Had I been asked, I would not have given that same $30,000 to save my sons’ biological families and come home empty-handed, a difficult truth to reckon with.
There’s no way to know what the boys’ lives would have been like if they’d been able to stay with their biological mothers, and I don’t presume to speak for the mothers and say they’d have chosen that path. But because they were adopted — because I adopted them — my sons suffered developmental and emotional consequences they might otherwise have been spared. As I watched my older son laughing with his sister, as I watched my younger son being hugged by his uncle, I had to wonder what “a better life” really looks like.

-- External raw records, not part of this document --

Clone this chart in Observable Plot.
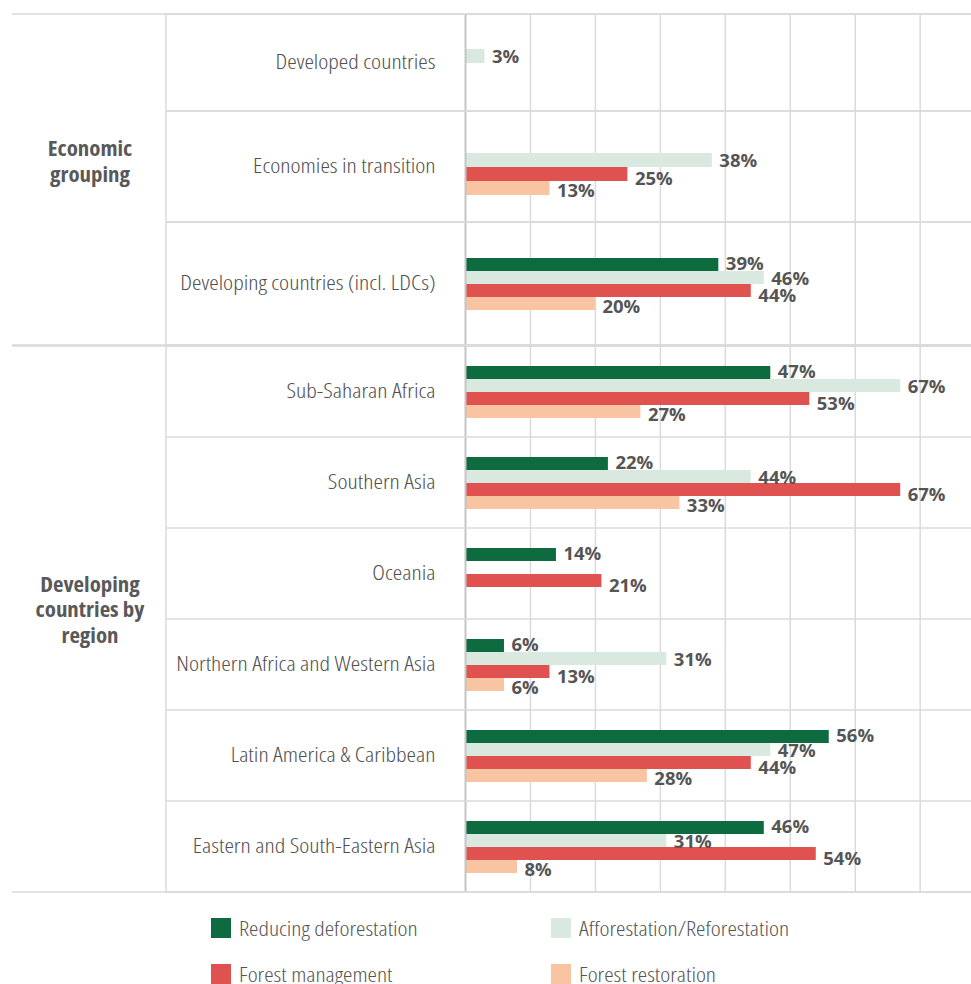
<!DOCTYPE html>
<html>
<head>
<meta charset="utf-8">
<script src="https://cdn.jsdelivr.net/npm/d3@7"></script>
<script src="https://cdn.jsdelivr.net/npm/@observablehq/plot@0.6"></script>
<style>
  body { margin: 0; background: #fff; }
  #chart { position: relative; width: 971px; }
  #chart svg { display: block; }
  #overlay { position: absolute; left: 0; top: 0; pointer-events: none; }
  .cond { font-family: 'Open Sans', Roboto, sans-serif; font-stretch: condensed; }
  .legend {
    display: grid;
    grid-template-columns: 340px 340px;
    row-gap: 26px;
    padding-left: 211px;
    padding-top: 25px;
    font-size: 20px;
    font-weight: 300;
    color: #555555;
  }
  .legend .item { display: flex; align-items: center; height: 20px; white-space: nowrap; }
  .legend .sw { width: 20px; height: 20px; margin-right: 8px; flex: none; }
  .legend .tx { display: inline-block; transform: scaleX(1.19); transform-origin: left center; }
</style>
</head>
<body>
<div id="chart"></div>
<script>
// ---- data ----
const economicGroups = ["Developed countries", "Economies in transition", "Developing countries (incl. LDCs)"];
const regions = ["Sub-Saharan Africa", "Southern Asia", "Oceania", "Northern Africa and Western Asia", "Latin America & Caribbean", "Eastern and South-Eastern Asia"];
const groupLabels = [["Economic", "grouping"], ["Developing", "countries by", "region"]];
const series = ["Reducing deforestation", "Afforestation/Reforestation", "Forest management", "Forest restoration"];
const seriesColors = ["#0e6b3f", "#d9e9e0", "#e0524f", "#f9c4a1"];
// values in category order: economicGroups then regions (null = no bar)
const reducingDeforestation = [null, null, 39, 47, 22, 14, 6, 56, 46];
const afforestation         = [3, 38, 46, 67, 44, null, 31, 47, 31];
const forestManagement      = [null, 25, 44, 53, 67, 21, 13, 44, 54];
const forestRestoration     = [null, 13, 20, 27, 33, null, 6, 28, 8];
const gridTicks = [10, 20, 30, 40, 50, 60, 70];

// ---- build table ----
const allCats = economicGroups.concat(regions);
const seriesValues = [reducingDeforestation, afforestation, forestManagement, forestRestoration];
const rows = [];
allCats.forEach((c, i) => {
  series.forEach((s, j) => {
    const v = seriesValues[j][i];
    if (v != null) rows.push({category: c, series: s, value: v});
  });
});

const labelFont = "'Open Sans', Roboto, sans-serif";
const valueFont = "'Open Sans', 'Noto Sans', sans-serif";
const textColor = "#595959";
const lineColor = "#dadada";
// vertical nudge of value labels per series (label placement style)
const labelNudge = [-1, 1, 5, 3];

function makePlot(cats, height, marginTop, barH) {
  const data = rows.filter(d => cats.includes(d.category));
  const rowH = (height - marginTop) / cats.length;
  const padOuter = (rowH / barH - series.length) / 2;
  const valueMarks = series.map((s, j) => Plot.text(data.filter(d => d.series === s), {
    x: "value", y: "series", fy: "category",
    text: d => d.value + "%",
    textAnchor: "start", dx: 7, dy: labelNudge[j],
    fontFamily: valueFont, fontSize: 18.5, fontWeight: "bold", fill: "#555555"
  }));
  const plot = Plot.plot({
    width: 971,
    height,
    marginTop,
    marginBottom: 0,
    marginLeft: 465,
    marginRight: 0,
    style: {background: "transparent", overflow: "visible"},
    x: {domain: [0, 77.9], axis: null},
    y: {domain: series, axis: null, paddingInner: 0, paddingOuter: padOuter},
    fy: {domain: cats, axis: null, padding: 0},
    color: {domain: series, range: seriesColors},
    marks: [
      Plot.ruleX(gridTicks, {stroke: lineColor, strokeWidth: 1.5}),
      Plot.barX(data, {x: "value", y: "series", fy: "category", fill: "series"}),
      Plot.text(cats, {
        fy: d => d, text: d => d,
        frameAnchor: "left", textAnchor: "end", dx: -30,
        fontFamily: labelFont, fontSize: 20, fontWeight: 300, fill: "#505050"
      }),
      ...valueMarks,
      Plot.ruleX([0], {stroke: "#c4c4c4", strokeWidth: 2})
    ]
  });
  d3.select(plot).selectAll('g[aria-label="text"]').filter((d, i) => i === 0)
    .attr("class", "catlabels").style("font-stretch", "condensed");
  return plot;
}

// widen condensed glyphs slightly (after the text is in the document)
function widen(selection, factor) {
  selection.each(function () {
    const w = this.getComputedTextLength();
    if (w > 0) d3.select(this).attr("textLength", w * factor).attr("lengthAdjust", "spacingAndGlyphs");
  });
}

// layout of the stacked panels
const panels = [
  {cats: [economicGroups[0]], height: 111, marginTop: 14, barH: 14, group: 0},
  {cats: [economicGroups[1]], height: 111, marginTop: 0, barH: 14, group: 0},
  {cats: [economicGroups[2]], height: 123, marginTop: 0, barH: 14, group: 0},
  {cats: regions, height: 548, marginTop: 0, barH: 13.3, group: 1}
];

const chart = document.getElementById("chart");
const plots = panels.map(p => {
  const pl = makePlot(p.cats, p.height, p.marginTop, p.barH);
  chart.appendChild(pl);
  widen(d3.select(pl).selectAll("g.catlabels text"), 1.2);
  return pl;
});

// legend
const legend = document.createElement("div");
legend.className = "legend cond";
series.forEach((s, i) => {
  const item = document.createElement("div");
  item.className = "item";
  const sw = document.createElement("span");
  sw.className = "sw";
  sw.style.background = seriesColors[i];
  const tx = document.createElement("span");
  tx.className = "tx";
  tx.textContent = s;
  item.appendChild(sw);
  item.appendChild(tx);
  legend.appendChild(item);
});
chart.appendChild(legend);

// overlay: table lines and group labels, positioned from each panel's fy scale
const chartTop = chart.getBoundingClientRect().top;
const overlay = d3.select(chart).append("svg")
  .attr("id", "overlay")
  .attr("width", 971)
  .attr("height", chart.getBoundingClientRect().height);
const lines = overlay.append("g").attr("stroke", lineColor).attr("stroke-width", 1.5);
const groupExtent = [[Infinity, -Infinity], [Infinity, -Infinity]];
panels.forEach((p, k) => {
  const pl = plots[k];
  const off = pl.getBoundingClientRect().top - chartTop;
  const fy = pl.scale("fy");
  const tops = p.cats.map(c => fy.apply(c) + off);
  const bottom = tops[tops.length - 1] + fy.bandwidth;
  const ext = groupExtent[p.group];
  ext[0] = Math.min(ext[0], tops[0]);
  ext[1] = Math.max(ext[1], bottom);
  tops.forEach(t => lines.append("line").attr("x1", 166).attr("x2", 971).attr("y1", t).attr("y2", t));
  lines.append("line").attr("x1", 166).attr("x2", 971).attr("y1", bottom).attr("y2", bottom);
});
groupExtent.forEach((ext, gi) => {
  lines.append("line").attr("x1", 12).attr("x2", 971).attr("y1", ext[0]).attr("y2", ext[0]);
  lines.append("line").attr("x1", 12).attr("x2", 971).attr("y1", ext[1]).attr("y2", ext[1]);
  lines.append("line").attr("x1", 166).attr("x2", 166).attr("y1", ext[0]).attr("y2", ext[1]);
  const label = groupLabels[gi];
  const lh = 25.5;
  const cy = (ext[0] + ext[1]) / 2 + (gi === 0 ? -18 : -9);
  label.forEach((line, i) => {
    const t = overlay.append("text")
      .attr("text-anchor", "middle")
      .attr("fill", textColor)
      .attr("font-family", labelFont)
      .attr("font-weight", "bold")
      .attr("font-size", 21)
      .style("font-stretch", "condensed")
      .attr("x", 90)
      .attr("y", cy + (i - (label.length - 1) / 2) * lh)
      .attr("dy", "0.35em")
      .text(line);
    widen(t, 1.09);
  });
});
</script>
</body>
</html>
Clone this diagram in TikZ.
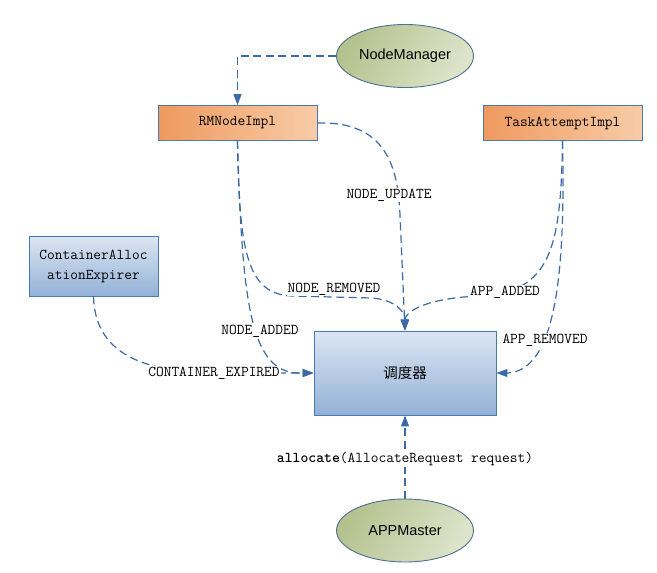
\documentclass[tikz,border=0pt]{standalone}
\usepackage{fontspec}
\setmainfont{Liberation Sans}
\newfontfamily\cjk{Noto Sans CJK SC}
\usetikzlibrary{arrows.meta,shapes.geometric}
\definecolor{lineblue}{HTML}{3C6AA8}
\definecolor{orgL}{HTML}{EE9A5E}
\definecolor{orgR}{HTML}{F8CCA8}
\definecolor{bluT}{HTML}{DCE6F2}
\definecolor{bluB}{HTML}{93B1D6}
\definecolor{bordblue}{HTML}{4A78B0}
\definecolor{grnL}{HTML}{B4C28E}
\definecolor{grnR}{HTML}{DDE4CB}
\definecolor{grnbord}{HTML}{4F7090}
\tikzset{
  orangebox/.style={draw=bordblue, line width=0.9pt, left color=orgL, right color=orgR,
    minimum width=159pt, minimum height=35pt, inner sep=0pt,
    font=\ttfamily\fontsize{15}{17}\selectfont},
  bluebox/.style={draw=bordblue, line width=0.9pt, top color=bluT, bottom color=bluB,
    inner sep=0pt, align=center},
  greenell/.style={ellipse, draw=grnbord, line width=0.9pt, shading=axis, left color=grnL, right color=grnR,
    shading angle=60, minimum width=137pt, minimum height=63pt, inner sep=0pt,
    font=\fontsize{14.5}{16}\selectfont},
  conn/.style={draw=lineblue, line width=1.2pt, dash pattern=on 8pt off 4.5pt},
  arr/.style={conn, -{Triangle[length=11pt,width=8pt]}},
  lbl/.style={fill=white, inner sep=1pt, font=\ttfamily\fontsize{15}{17}\selectfont}
}
\begin{document}
\begin{tikzpicture}[x=1pt,y=-1pt]
\useasboundingbox (0,0) rectangle (657,573);
\node[greenell] (nm) at (405,56) {NodeManager};
\node[orangebox] (rm) at (237.5,123) {RMNodeImpl};
\node[orangebox] (ta) at (562.5,123) {TaskAttemptImpl};
\node[bluebox, minimum width=129pt, minimum height=60pt,
  font=\ttfamily\fontsize{15}{20}\selectfont] (cae) at (93.5,266) {ContainerAlloc\\ationExpirer};
\node[bluebox, minimum width=182pt, minimum height=84pt,
  font=\cjk\fontsize{14.5}{16}\selectfont] (sch) at (405,373) {调度器};
\node[greenell] (am) at (405,530.5) {APPMaster};

% NodeManager -> RMNodeImpl
\draw[arr] (nm.west) -| (rm.north);
% NODE_UPDATE
\draw[arr] (rm.east) .. controls (385,121) and (398,165) .. (400,215) -- (sch.north);
\node[lbl] (lu) at (389,195) {NODE\_UPDATE};
% NODE_REMOVED
\draw[arr] (rm.south) .. controls (239,255) and (248,294) .. (292,296) -- (372,298) .. controls (396,300) and (405,312) .. (sch.north);
\node[lbl] (lr) at (334,289) {NODE\_REMOVED};
% APP_ADDED
\draw[arr] (ta.south) .. controls (561,250) and (550,292) .. (480,296) .. controls (425,298) and (405,312) .. (sch.north);
\node[lbl] (la) at (505,292) {APP\_ADDED};
% APP_REMOVED
\draw[arr] (ta.south) .. controls (566,290) and (552,370) .. (508,373) -- (sch.east);
\node[lbl] (lar) at (545,340) {APP\_REMOVED};
% NODE_ADDED
\draw[arr] (rm.south) .. controls (242,300) and (250,368) .. (295,373) -- (sch.west);
\node[lbl] (lna) at (260,331) {NODE\_ADDED};
% CONTAINER_EXPIRED
\draw[arr] (cae.south) .. controls (95,352) and (140,370) .. (205,373) -- (sch.west);
\node[lbl] (lce) at (214,373) {CONTAINER\_EXPIRED};
% allocate
\draw[arr] (am.north) -- (sch.south);
\node[lbl] (lal) at (405,459) {\textbf{allocate}(AllocateRequest request)};
\end{tikzpicture}
\end{document}
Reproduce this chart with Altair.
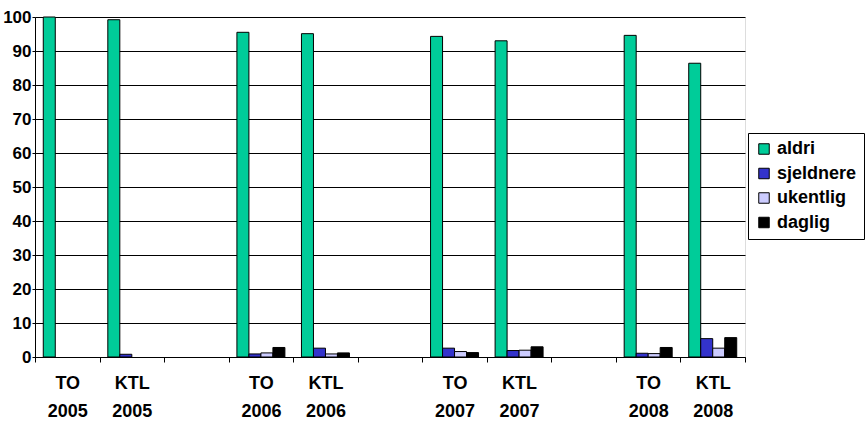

If the goal of adopting my children was to give them the best life possible, then first, ideally, I should have done everything possible to keep them with their biological families.
If the goal of adopting my children was to build a family, then I need to take a hard look at the families I dismantled to build my own.
I cannot imagine my life without my sons. They are the foundation of my world, even as adults living their own lives in other cities. Every day for the last 30 years has been better because of them.
But I would not adopt again, at least not the same way I did back then, knowing what I know today. I feel complicit in one of the world’s greatest injustices, unintentionally perpetrated upon the people I love the most.